Secretary of the Department of Markets
- In office August 1928 – 10 December 1928

Secretary of the Department of Markets and Transport
- In office 10 December 1928 – 21 April 1930

Secretary of the Department of Transport
- In office 1 May 1930 – 12 April 1932

Secretary of the Department of the Interior
- In office 12 April 1932 – 1935

Commonwealth Auditor-General
- In office 1935–1938

Personal details
- Born: 1874
- Died: 16 July 1940 (aged 67)
- Occupation: Public servant

= Herbert Charles Brown (public servant) =

Australian public servant

Herbert Charles Brown (1874–1940) was a senior Australian public servant best known for his time as Commonwealth Auditor-General in the late 1930s.

==Life and career==
Brown was born in 1874, and joined the New South Wales public service in 1891.

Brown served for 12-years in the Postmaster-General's Department, before joining the Department of Home Affairs. He then became an Assistant Secretary in the Department of Works and Railways, then a chief clerk and accountant in the Prime Minister's Department.

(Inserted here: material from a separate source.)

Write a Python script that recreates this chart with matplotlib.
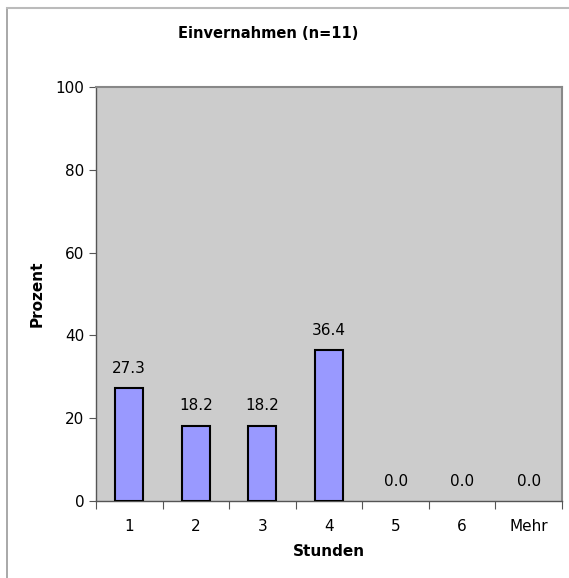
import matplotlib.pyplot as plt
from matplotlib.lines import Line2D
import numpy as np

# Data
categories = ["1", "2", "3", "4", "5", "6", "Mehr"]
percent = [27.3, 18.2, 18.2, 36.4, 0.0, 0.0, 0.0]

fig = plt.figure(figsize=(5.69, 5.78), dpi=100)
ax = fig.add_axes([96 / 569, 77 / 578, 466 / 569, 414 / 578])

x = np.arange(len(categories))
edges = ["black" if v > 0 else "none" for v in percent]
ax.bar(x, percent, width=0.42, color="#9999ff", edgecolor=edges, linewidth=1.5, zorder=3)

# Value labels
for xi, v in zip(x, percent):
    ax.text(xi, v + 3, f"{v:.1f}", ha="center", va="bottom", fontsize=11)

ax.set_facecolor("#cccccc")
ax.set_xlim(-0.5, len(categories) - 0.5)
ax.set_ylim(0, 100)
ax.set_yticks([0, 20, 40, 60, 80, 100])

# x ticks between categories, labels centred
ax.set_xticks(np.arange(-0.5, len(categories), 1.0))
ax.set_xticklabels([])
ax.set_xticks(x, minor=True)
ax.set_xticklabels(categories, minor=True)
ax.tick_params(axis="x", which="minor", length=0, pad=13, labelsize=11)
ax.tick_params(axis="x", which="major", length=6, color="#555555")
ax.tick_params(axis="y", length=5, labelsize=11, color="#555555")

for side in ["top", "right"]:
    ax.spines[side].set_color("#888888")
    ax.spines[side].set_linewidth(1.5)
for side in ["left", "bottom"]:
    ax.spines[side].set_color("#555555")
    ax.spines[side].set_linewidth(1.0)

ax.set_xlabel("Stunden", fontsize=11, fontweight="bold", labelpad=7)
ax.set_ylabel("Prozent", fontsize=11, fontweight="bold", labelpad=8)
fig.text(268 / 569, 1 - 33 / 578, "Einvernahmen (n=11)",
         ha="center", va="center", fontsize=10.5, fontweight="bold")

# outer frame (left and top edges visible)
fig.add_artist(Line2D([7 / 569, 7 / 569], [0, 1 - 8 / 578], color="#999999", lw=1.2))
fig.add_artist(Line2D([7 / 569, 1], [1 - 8 / 578, 1 - 8 / 578], color="#bbbbbb", lw=1.5))

fig.savefig("out.png", dpi=100)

In 1928, Brown was appointed Secretary of the Department of Markets. He became Secretary of the expanded Department of Markets and Transport at the end of that year.

Brown was Secretary of the Department of Transport between 1930 and 1932. His salary was initially set at £1,100 per year, and his responsibilities included Commonwealth railways, assisted Migration from Britain, and lighthouses, light ships, beacons and buoys.

When the Department of the Interior was created in 1932, amalgamating the Departments of Home Affairs, Transport and Works and Railways, Brown was appointed to be its head. Having served as head of the Department of the Interior for over three years, Brown was appointed Commonwealth Auditor-General in November 1935.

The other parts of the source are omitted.